* [Task description] Images are not part of the copy; write out the rest of the data exactly as given.

»»

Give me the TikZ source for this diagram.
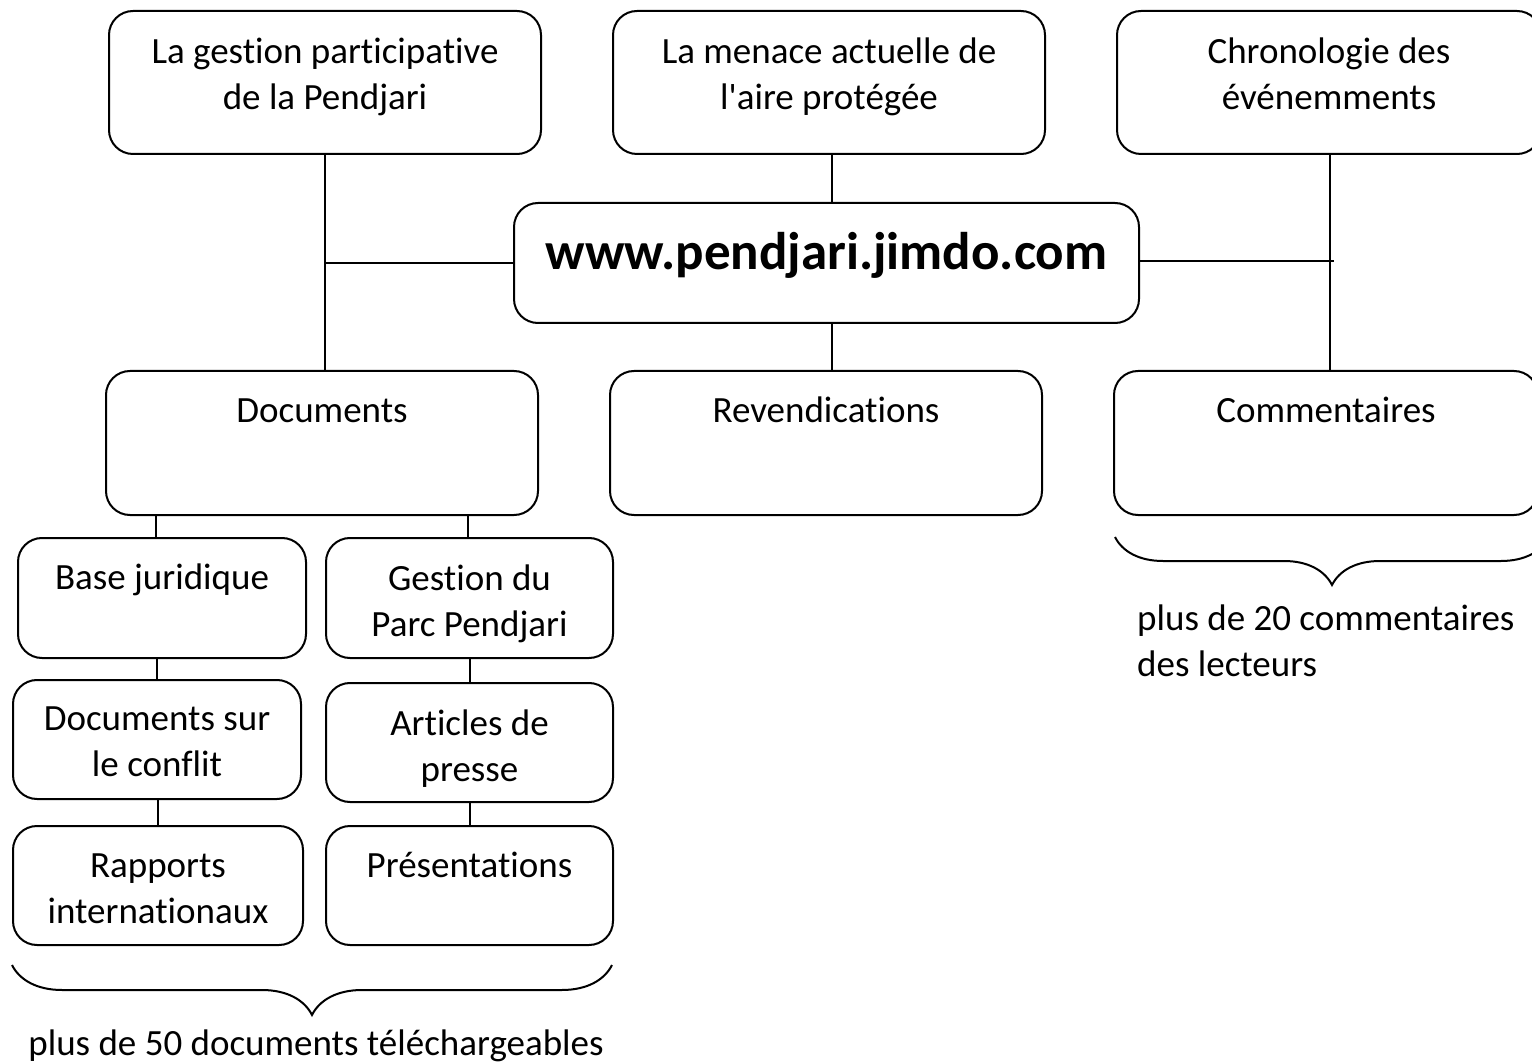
\documentclass[tikz,border=0pt]{standalone}
\usepackage{fontspec}
\setmainfont{Carlito}[Ligatures={NoCommon,TeXOff}]
\usetikzlibrary{decorations.pathreplacing}
\begin{document}
\begin{tikzpicture}[x=1pt,y=-1pt,
  box/.style={draw, line width=2pt, rounded corners=24pt, anchor=north west, inner sep=0pt},
  txt/.style={anchor=north, align=center, inner sep=0pt, font=\fontsize{37}{46}\selectfont, execute at begin node=\strut},
  two/.style={yshift=-7pt},
  link/.style={line width=2pt},
  curly/.style={line width=2pt, decorate, decoration={brace, mirror, amplitude=#1}}
]
\useasboundingbox (0,0) rectangle (1532,1064);

% top row
\node[box, minimum width=432pt, minimum height=143pt] (gest) at (108,10) {};
\node[txt, two] (tgest) at ([yshift=-20.5pt]gest.north) {La gestion participative\\de la Pendjari};
\node[box, minimum width=432pt, minimum height=143pt] (men) at (612,10) {};
\node[txt, two] (tmen) at ([yshift=-20.5pt]men.north) {La menace actuelle de\\l'aire protégée};
\node[box, minimum width=424pt, minimum height=143pt] (chr) at (1116,10) {};
\node[txt, two] (tchr) at ([yshift=-20.5pt]chr.north) {Chronologie des\\événemments};

% centre
\node[box, minimum width=625pt, minimum height=120pt] (cen) at (513,202) {};
\node[txt, font=\fontsize{53}{64}\selectfont\bfseries] (tcen) at ([yshift=-23pt]cen.north) {www.pendjari.jimdo.com};

% second row
\node[box, minimum width=432pt, minimum height=144pt] (doc) at (105,370) {};
\node[txt] (tdoc) at ([yshift=-20.5pt]doc.north) {Documents};
\node[box, minimum width=432pt, minimum height=144pt] (rev) at (609,370) {};
\node[txt] (trev) at ([yshift=-20.5pt]rev.north) {Revendications};
\node[box, minimum width=424pt, minimum height=144pt] (com) at (1113,370) {};
\node[txt] (tcom) at ([yshift=-20.5pt]com.north) {Commentaires};

% document sub-boxes
\node[box, minimum width=288pt, minimum height=120pt] (base) at (17,537) {};
\node[txt] (tbase) at ([yshift=-20.5pt]base.north) {Base juridique};
\node[box, minimum width=287pt, minimum height=120pt] (gpp) at (325,537) {};
\node[txt, two] (tgpp) at ([yshift=-20.5pt]gpp.north) {Gestion du\\Parc Pendjari};
\node[box, minimum width=288pt, minimum height=119pt] (dsc) at (12,679) {};
\node[txt, two] (tdsc) at ([yshift=-20.5pt]dsc.north) {Documents sur\\le conflit};
\node[box, minimum width=287pt, minimum height=119pt] (art) at (325,682) {};
\node[txt, two] (tart) at ([yshift=-20.5pt]art.north) {Articles de\\presse};
\node[box, minimum width=290pt, minimum height=119pt] (rap) at (12,825) {};
\node[txt, two] (trap) at ([yshift=-22pt]rap.north) {Rapports\\internationaux};
\node[box, minimum width=287pt, minimum height=119pt] (pres) at (325,825) {};
\node[txt] (tpres) at ([yshift=-20.5pt]pres.north) {Présentations};

% connectors
\draw[link] (gest.south) -- (gest.south |- doc.north);
\draw[link] (gest.south |- cen.west) -- (cen.west);
\draw[link] ([xshift=3pt]men.south) -- ([xshift=3pt]men.south |- cen.north);
\draw[link] ([xshift=5pt]cen.south) -- ([xshift=5pt]cen.south |- rev.north);
\draw[link] ([xshift=1pt]chr.south) -- ([xshift=1pt]chr.south |- com.north);
\draw[link] ([yshift=2pt]cen.east) -- ([xshift=5pt,yshift=2pt]chr.south |- cen.east);
\draw[link] ([xshift=-6pt]base.north) -- ([xshift=-6pt]base.north |- doc.south);
\draw[link] ([xshift=-2pt]gpp.north) -- ([xshift=-2pt]gpp.north |- doc.south);
\draw[link] (dsc.north) -- (dsc.north |- base.south);
\draw[link] (art.north) -- (art.north |- gpp.south);
\draw[link] (rap.north) -- (rap.north |- dsc.south);
\draw[link] (pres.north) -- (pres.north |- art.south);

% braces
\coordinate (bl) at (12,965);
\coordinate (br) at (612,965);
\draw[curly=50pt] (bl) -- (br);
\node[txt] (note1) at (316,1023) {plus de 50 documents téléchargeables};
\coordinate (cl) at (1115,537);
\coordinate (cr) at (1549,537);
\draw[curly=48pt] (cl) -- (cr);
\node[txt, anchor=north west, align=left] (note2) at (1137,605) {plus de 20 commentaires\\des lecteurs};
\end{tikzpicture}
\end{document}
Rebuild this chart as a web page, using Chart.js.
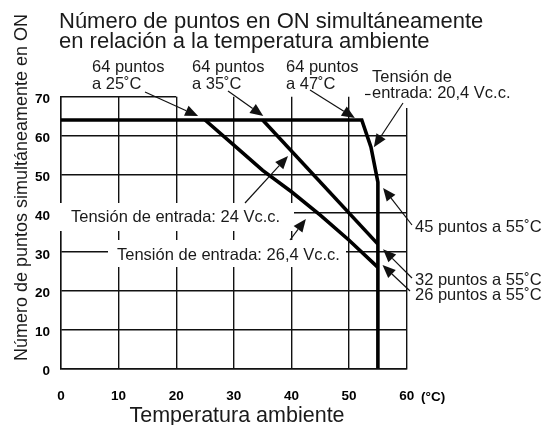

««

* [Full response]
Give me the TikZ source for this diagram.
\documentclass[tikz,border=0pt]{standalone}
\usepackage{fontspec}
\setmainfont{Carlito}[Ligatures={NoCommon,TeXOff}]
\usetikzlibrary{decorations.pathreplacing}
\begin{document}
\begin{tikzpicture}[x=1pt,y=-1pt,
  box/.style={draw, line width=2pt, rounded corners=24pt, anchor=north west, inner sep=0pt},
  txt/.style={anchor=north, align=center, inner sep=0pt, font=\fontsize{37}{46}\selectfont, execute at begin node=\strut},
  two/.style={yshift=-7pt},
  link/.style={line width=2pt},
  curly/.style={line width=2pt, decorate, decoration={brace, mirror, amplitude=#1}}
]
\useasboundingbox (0,0) rectangle (1532,1064);

% top row
\node[box, minimum width=432pt, minimum height=143pt] (gest) at (108,10) {};
\node[txt, two] (tgest) at ([yshift=-20.5pt]gest.north) {La gestion participative\\de la Pendjari};
\node[box, minimum width=432pt, minimum height=143pt] (men) at (612,10) {};
\node[txt, two] (tmen) at ([yshift=-20.5pt]men.north) {La menace actuelle de\\l'aire protégée};
\node[box, minimum width=424pt, minimum height=143pt] (chr) at (1116,10) {};
\node[txt, two] (tchr) at ([yshift=-20.5pt]chr.north) {Chronologie des\\événemments};

% centre
\node[box, minimum width=625pt, minimum height=120pt] (cen) at (513,202) {};
\node[txt, font=\fontsize{53}{64}\selectfont\bfseries] (tcen) at ([yshift=-23pt]cen.north) {www.pendjari.jimdo.com};

% second row
\node[box, minimum width=432pt, minimum height=144pt] (doc) at (105,370) {};
\node[txt] (tdoc) at ([yshift=-20.5pt]doc.north) {Documents};
\node[box, minimum width=432pt, minimum height=144pt] (rev) at (609,370) {};
\node[txt] (trev) at ([yshift=-20.5pt]rev.north) {Revendications};
\node[box, minimum width=424pt, minimum height=144pt] (com) at (1113,370) {};
\node[txt] (tcom) at ([yshift=-20.5pt]com.north) {Commentaires};

% document sub-boxes
\node[box, minimum width=288pt, minimum height=120pt] (base) at (17,537) {};
\node[txt] (tbase) at ([yshift=-20.5pt]base.north) {Base juridique};
\node[box, minimum width=287pt, minimum height=120pt] (gpp) at (325,537) {};
\node[txt, two] (tgpp) at ([yshift=-20.5pt]gpp.north) {Gestion du\\Parc Pendjari};
\node[box, minimum width=288pt, minimum height=119pt] (dsc) at (12,679) {};
\node[txt, two] (tdsc) at ([yshift=-20.5pt]dsc.north) {Documents sur\\le conflit};
\node[box, minimum width=287pt, minimum height=119pt] (art) at (325,682) {};
\node[txt, two] (tart) at ([yshift=-20.5pt]art.north) {Articles de\\presse};
\node[box, minimum width=290pt, minimum height=119pt] (rap) at (12,825) {};
\node[txt, two] (trap) at ([yshift=-22pt]rap.north) {Rapports\\internationaux};
\node[box, minimum width=287pt, minimum height=119pt] (pres) at (325,825) {};
\node[txt] (tpres) at ([yshift=-20.5pt]pres.north) {Présentations};

% connectors
\draw[link] (gest.south) -- (gest.south |- doc.north);
\draw[link] (gest.south |- cen.west) -- (cen.west);
\draw[link] ([xshift=3pt]men.south) -- ([xshift=3pt]men.south |- cen.north);
\draw[link] ([xshift=5pt]cen.south) -- ([xshift=5pt]cen.south |- rev.north);
\draw[link] ([xshift=1pt]chr.south) -- ([xshift=1pt]chr.south |- com.north);
\draw[link] ([yshift=2pt]cen.east) -- ([xshift=5pt,yshift=2pt]chr.south |- cen.east);
\draw[link] ([xshift=-6pt]base.north) -- ([xshift=-6pt]base.north |- doc.south);
\draw[link] ([xshift=-2pt]gpp.north) -- ([xshift=-2pt]gpp.north |- doc.south);
\draw[link] (dsc.north) -- (dsc.north |- base.south);
\draw[link] (art.north) -- (art.north |- gpp.south);
\draw[link] (rap.north) -- (rap.north |- dsc.south);
\draw[link] (pres.north) -- (pres.north |- art.south);

% braces
\coordinate (bl) at (12,965);
\coordinate (br) at (612,965);
\draw[curly=50pt] (bl) -- (br);
\node[txt] (note1) at (316,1023) {plus de 50 documents téléchargeables};
\coordinate (cl) at (1115,537);
\coordinate (cr) at (1549,537);
\draw[curly=48pt] (cl) -- (cr);
\node[txt, anchor=north west, align=left] (note2) at (1137,605) {plus de 20 commentaires\\des lecteurs};
\end{tikzpicture}
\end{document}
Rebuild this chart as a web page, using Chart.js.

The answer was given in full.